Provided data:
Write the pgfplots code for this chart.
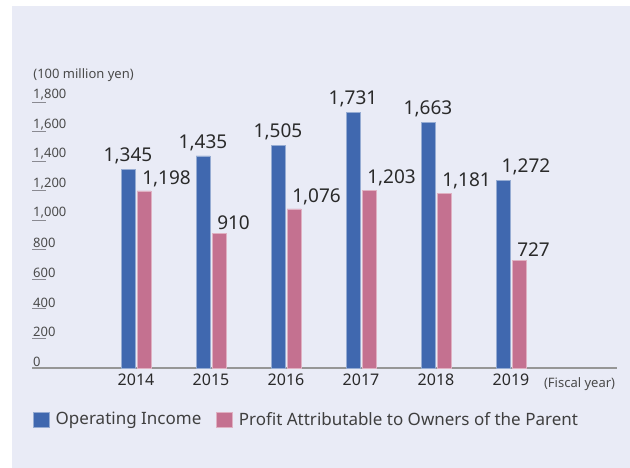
\documentclass[border=0pt]{standalone}
\usepackage{pgfplots}
\pgfplotsset{compat=1.18}
\usepackage{pgfplotstable}
\usepackage{fontspec}
\setmainfont{Noto Sans}

\definecolor{panelbg}{HTML}{E9EBF6}
\definecolor{opblue}{HTML}{4068AF}
\definecolor{prpink}{HTML}{C47190}
\definecolor{tickgray}{HTML}{8A8A92}
\definecolor{basegray}{HTML}{969696}
\definecolor{txt}{HTML}{2A2A2A}

% year index, value, label shift
\pgfplotstableread{
x  y     dx
0  1345  0
1  1435  0
2  1505  0
3  1731  0
4  1663  0
5  1272  23
}\opincome
\pgfplotstableread{
x  y     dx
0  1198  -2
1  910   -2
2  1076  -2
3  1203  -2
4  1181  -2
5  727   -2
}\profit

\begin{document}
\begin{tikzpicture}
\fill[white] (0pt,0pt) rectangle (630pt,468pt);
\fill[panelbg] (12pt,0pt) rectangle (630pt,462pt);
\begin{axis}[
    at={(32pt,100pt)}, anchor=south west,
    scale only axis,
    width=585pt, height=266pt,
    ybar,
    bar width=14pt,
    xmin=-1.3867, xmax=6.4133,
    ymin=0, ymax=1800,
    axis x line=bottom,
    axis y line=left,
    axis line style={-},
    x axis line style={draw=basegray, line width=1.6pt},
    y axis line style={draw=none},
    xtick={0,1,2,3,4,5},
    xticklabels={2014,2015,2016,2017,2018,2019},
    xtick style={draw=none},
    xticklabel style={font=\fontsize{16}{18}\selectfont, text=txt, yshift=-2pt},
    ytick={0,200,...,1800},
    tick align=inside,
    major tick length=14pt,
    ytick style={draw=tickgray, line width=0.9pt},
    yticklabel style={font=\fontsize{13}{15}\selectfont, text=txt!85,
        anchor=south west, inner xsep=0pt, inner ysep=1.5pt, xshift=1pt},
    /pgf/number format/assume math mode=true,
    /pgf/number format/1000 sep={,},
    clip=false,
    nodes near coords={\pgfmathprintnumber[fixed,precision=0,1000 sep={,}]{\pgfplotspointmeta}},
    point meta=y,
    visualization depends on={\thisrow{dx} \as \dx},
    legend columns=2,
    legend style={at={(0,0)}, anchor=north west, xshift=1pt, yshift=-42pt,
        draw=none, fill=none, font=\fontsize{17}{19}\selectfont, text=txt!90,
        inner xsep=0pt, inner ysep=0pt,
        /tikz/every odd column/.append style={column sep=4pt},
        /tikz/every even column/.append style={column sep=13pt}},
    legend image code/.code={\fill[#1] (0pt,-7.5pt) rectangle (16pt,7.5pt);},
]
\addplot[fill=opblue, draw=opblue!55!white, line width=0.5pt, bar shift=-8pt,
    every node near coord/.append style={font=\fontsize{19}{21}\selectfont, text=txt,
        anchor=south, inner sep=0pt, yshift=5pt, xshift=\dx pt}]
    table[x=x, y=y] {\opincome};
\addlegendentry{Operating Income}
\addplot[fill=prpink, draw=prpink!55!white, line width=0.5pt, bar shift=8pt,
    every node near coord/.append style={font=\fontsize{19}{21}\selectfont, text=txt,
        anchor=south west, inner sep=0pt, yshift=4pt, xshift=\dx pt}]
    table[x=x, y=y] {\profit};
\addlegendentry{Profit Attributable to Owners of the Parent}

\node[anchor=base west, inner sep=0pt, font=\fontsize{13}{15}\selectfont, text=txt!85]
    at (axis description cs:0.002,1.09) {(100 million yen)};
\node[anchor=base west, inner sep=0pt, font=\fontsize{13}{15}\selectfont, text=txt!85]
    at (axis description cs:0.875,-0.075) {(Fiscal year)};
\end{axis}
\end{tikzpicture}
\end{document}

Your goal:
From the material above, reproduce everything verbatim except the pictures.

Solution for this exercise:
Write the pgfplots code for this chart.
\documentclass[border=0pt]{standalone}
\usepackage{pgfplots}
\pgfplotsset{compat=1.18}
\usepackage{pgfplotstable}
\usepackage{fontspec}
\setmainfont{Noto Sans}

\definecolor{panelbg}{HTML}{E9EBF6}
\definecolor{opblue}{HTML}{4068AF}
\definecolor{prpink}{HTML}{C47190}
\definecolor{tickgray}{HTML}{8A8A92}
\definecolor{basegray}{HTML}{969696}
\definecolor{txt}{HTML}{2A2A2A}

% year index, value, label shift
\pgfplotstableread{
x  y     dx
0  1345  0
1  1435  0
2  1505  0
3  1731  0
4  1663  0
5  1272  23
}\opincome
\pgfplotstableread{
x  y     dx
0  1198  -2
1  910   -2
2  1076  -2
3  1203  -2
4  1181  -2
5  727   -2
}\profit

\begin{document}
\begin{tikzpicture}
\fill[white] (0pt,0pt) rectangle (630pt,468pt);
\fill[panelbg] (12pt,0pt) rectangle (630pt,462pt);
\begin{axis}[
    at={(32pt,100pt)}, anchor=south west,
    scale only axis,
    width=585pt, height=266pt,
    ybar,
    bar width=14pt,
    xmin=-1.3867, xmax=6.4133,
    ymin=0, ymax=1800,
    axis x line=bottom,
    axis y line=left,
    axis line style={-},
    x axis line style={draw=basegray, line width=1.6pt},
    y axis line style={draw=none},
    xtick={0,1,2,3,4,5},
    xticklabels={2014,2015,2016,2017,2018,2019},
    xtick style={draw=none},
    xticklabel style={font=\fontsize{16}{18}\selectfont, text=txt, yshift=-2pt},
    ytick={0,200,...,1800},
    tick align=inside,
    major tick length=14pt,
    ytick style={draw=tickgray, line width=0.9pt},
    yticklabel style={font=\fontsize{13}{15}\selectfont, text=txt!85,
        anchor=south west, inner xsep=0pt, inner ysep=1.5pt, xshift=1pt},
    /pgf/number format/assume math mode=true,
    /pgf/number format/1000 sep={,},
    clip=false,
    nodes near coords={\pgfmathprintnumber[fixed,precision=0,1000 sep={,}]{\pgfplotspointmeta}},
    point meta=y,
    visualization depends on={\thisrow{dx} \as \dx},
    legend columns=2,
    legend style={at={(0,0)}, anchor=north west, xshift=1pt, yshift=-42pt,
        draw=none, fill=none, font=\fontsize{17}{19}\selectfont, text=txt!90,
        inner xsep=0pt, inner ysep=0pt,
        /tikz/every odd column/.append style={column sep=4pt},
        /tikz/every even column/.append style={column sep=13pt}},
    legend image code/.code={\fill[#1] (0pt,-7.5pt) rectangle (16pt,7.5pt);},
]
\addplot[fill=opblue, draw=opblue!55!white, line width=0.5pt, bar shift=-8pt,
    every node near coord/.append style={font=\fontsize{19}{21}\selectfont, text=txt,
        anchor=south, inner sep=0pt, yshift=5pt, xshift=\dx pt}]
    table[x=x, y=y] {\opincome};
\addlegendentry{Operating Income}
\addplot[fill=prpink, draw=prpink!55!white, line width=0.5pt, bar shift=8pt,
    every node near coord/.append style={font=\fontsize{19}{21}\selectfont, text=txt,
        anchor=south west, inner sep=0pt, yshift=4pt, xshift=\dx pt}]
    table[x=x, y=y] {\profit};
\addlegendentry{Profit Attributable to Owners of the Parent}

\node[anchor=base west, inner sep=0pt, font=\fontsize{13}{15}\selectfont, text=txt!85]
    at (axis description cs:0.002,1.09) {(100 million yen)};
\node[anchor=base west, inner sep=0pt, font=\fontsize{13}{15}\selectfont, text=txt!85]
    at (axis description cs:0.875,-0.075) {(Fiscal year)};
\end{axis}
\end{tikzpicture}
\end{document}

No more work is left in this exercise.